TT: Modern cars generate a vast amount of sensor data, and even more the next generation of automated driving vehicles. What we call “Sensor-derived Observations” are a key input to our new Orbis map factory.
These may include camera-derived observations (that help identifying lane markings, traffic signs and lights, road edges, crosswalks, barriers, etc.), position and motion data (like high-precision GPS/GNSS probe data to know exactly where the vehicle is and how it’s moving) and vehicle signals (such as speed, steering angle, lane change indicator use) which help us understand how the vehicle is actually driving through the road layout.
Those observations are of course aggregated and anonymized across many vehicles. In our map-making systems, we fuse and compare these observations with all other sources and with the existing map. If multiple sources report for example a changed road shape, that becomes a strong signal that the map needs to be updated.
We look at our sources and use AI and statistical methods to understand what has really changed, filter out noise, and then automatically update or enrich the map with new road elements and attributes.With this new multi-source approach, the map becomes a living product that is constantly refined by what we are seeing on the road every day.
9. DVN: Agentic AI is coming to cars. What is TomTom doing in that space?
TT: Agentic AI is absolutely coming to cars, and at TomTom we’re working on our TomTom AI Agent, or TAIA.You can think of TAIA as an in-car navigation expert that you can just talk to naturally.
Instead of tapping through menus and settings, you describe what you need, for example “I’m driving to Berlin tomorrow, I’d like to avoid tolls and I need two fast-charging stops” and TAIA can understand that, reason about it, and turn it into a smart plan.
What really matters is that TAIA goes beyond simply reacting to commands. It brings proactive route intelligence into the car: continuously monitoring traffic, incidents and hazards, and suggesting better alternatives when conditions change.
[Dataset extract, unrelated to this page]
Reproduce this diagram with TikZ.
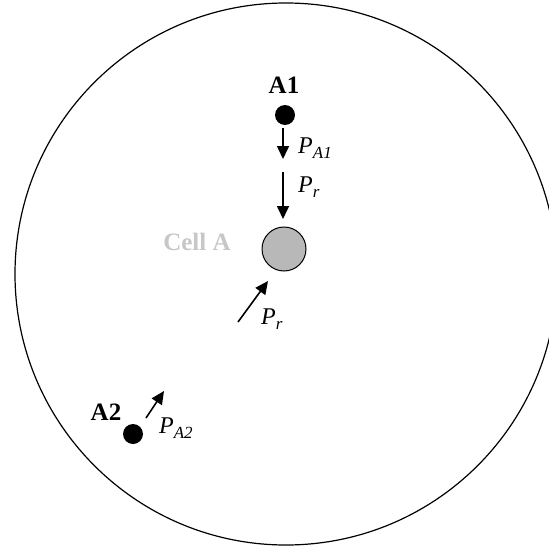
\documentclass[tikz,border=0pt]{standalone}
\usepackage{fontspec}
\setmainfont{Liberation Serif}
\usetikzlibrary{arrows.meta}
\tikzset{
  lbl/.style={font=\fontsize{25}{28}\selectfont\bfseries, inner sep=0pt},
  plbl/.style={font=\fontsize{24}{28}\selectfont, inner sep=0pt, anchor=west},
  dot/.style={circle, fill=black, minimum size=20pt, inner sep=0pt},
  flow/.style={line width=1.6pt, -{Triangle[length=13pt,width=12pt]}}
}
\newcommand{\psub}[1]{\textit{P}\raisebox{-5pt}{\fontsize{17}{18}\selectfont\textit{#1}}}
\begin{document}
\begin{tikzpicture}[x=1pt,y=-1pt]
\useasboundingbox (0,0) rectangle (549,546);
\draw[line width=1.2pt] (286,274) circle (271);
\node[circle, draw=black, fill=black!28, line width=1pt, minimum size=44pt, inner sep=0pt] (cell) at (284,249) {};
\node[lbl, text=black!22] (cellA) at (197,242) {Cell A};
\node[dot] (a1) at (285,115) {};
\node[lbl] (a1l) at (284,85) {A1};
\node[dot] (a2) at (133,434) {};
\node[lbl] (a2l) at (106,412) {A2};
\coordinate (s1) at (283,128);
\coordinate (e1) at (283,159);
\draw[flow] (s1) -- (e1);
\node[plbl] (pa1) at (298,148) {\psub{A1}};
\coordinate (s2) at (283,172);
\coordinate (e2) at (283,219);
\draw[flow] (s2) -- (e2);
\node[plbl] (pr1) at (298,187) {\psub{r}};
\coordinate (s3) at (238,322);
\coordinate (e3) at (268,281);
\draw[flow] (s3) -- (e3);
\node[plbl] (pr2) at (261,319) {\psub{r}};
\coordinate (s4) at (146,418);
\coordinate (e4) at (164,391);
\draw[flow] (s4) -- (e4);
\node[plbl] (pa2) at (159,428) {\psub{A2}};
\end{tikzpicture}
\end{document}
It can plan complex multi-stop trips and EV journeys in one fluid interaction, combining routing, charging and driver context, without the driver having to micromanage every step.
Crucially, this isn’t a future concept. TAIA is a product that’s available now. It’s designed to work seamlessly alongside any leading voice assistant, so OEMs don’t need to build and maintain a heavy, bespoke AI stack just for navigation.
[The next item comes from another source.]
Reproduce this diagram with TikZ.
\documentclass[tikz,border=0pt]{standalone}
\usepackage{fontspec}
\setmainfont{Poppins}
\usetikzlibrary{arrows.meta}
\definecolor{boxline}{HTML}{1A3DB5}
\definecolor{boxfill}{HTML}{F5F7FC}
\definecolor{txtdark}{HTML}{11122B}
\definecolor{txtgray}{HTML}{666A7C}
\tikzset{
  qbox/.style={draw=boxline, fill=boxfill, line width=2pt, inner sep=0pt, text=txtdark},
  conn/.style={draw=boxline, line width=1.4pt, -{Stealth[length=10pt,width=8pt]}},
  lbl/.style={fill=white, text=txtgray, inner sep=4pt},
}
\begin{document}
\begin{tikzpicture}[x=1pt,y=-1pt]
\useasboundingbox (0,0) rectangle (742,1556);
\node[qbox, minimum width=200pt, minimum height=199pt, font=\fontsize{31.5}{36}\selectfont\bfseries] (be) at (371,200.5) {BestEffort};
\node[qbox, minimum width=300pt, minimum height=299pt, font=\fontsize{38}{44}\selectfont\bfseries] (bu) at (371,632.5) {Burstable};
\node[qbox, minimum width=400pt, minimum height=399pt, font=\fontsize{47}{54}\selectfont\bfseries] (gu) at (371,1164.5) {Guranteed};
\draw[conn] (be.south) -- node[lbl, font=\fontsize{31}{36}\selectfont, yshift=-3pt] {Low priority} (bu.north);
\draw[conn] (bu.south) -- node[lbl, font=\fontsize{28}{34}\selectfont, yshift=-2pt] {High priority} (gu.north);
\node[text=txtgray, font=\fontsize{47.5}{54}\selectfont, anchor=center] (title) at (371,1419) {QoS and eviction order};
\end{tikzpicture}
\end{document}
10. DVN: What other new developments in mapping can we expect to see in the next few years?
TT: We’ve already gone through one big shift in mapping, and we’re right in the middle of the next one.
TomTom was one of the pioneers of HD maps for automated driving. Since then, we’ve seen the industry move towards crowdsourced, multi-source and AI-driven map production, a direction we also helped lead with our Orbis “map factory.” That shift is all about making maps fresher, more affordable and more scalable, especially in complex urban environments where change is constant.
Looking ahead, we see the next big development happening inside the car. AI systems on board will keep getting better at understanding the real world around the vehicle, not just recognizing objects, but also learning the dynamics, physics and spatial relationships that govern how traffic actually behaves. In other words, they’ll build increasingly reliable “world models” of their surroundings.
The exciting part is how those world models will blend with map intelligence. Maps will continue to provide a layer of knowledge complementary to perception while the vehicle’s AI contributes real-time, understanding of what’s happening right now. Together, they’ll create a richer, more reliable representation of reality around the car than either could alone.
As this happens, the role of maps will keep evolving. Qualities like freshness, reliability, modularity and the ability to plug into whatever perception or driving stack a manufacturer chooses will become even more important. Maps won’t disappear, they’ll become a more flexible, integrated part of the intelligence that makes automated driving possible.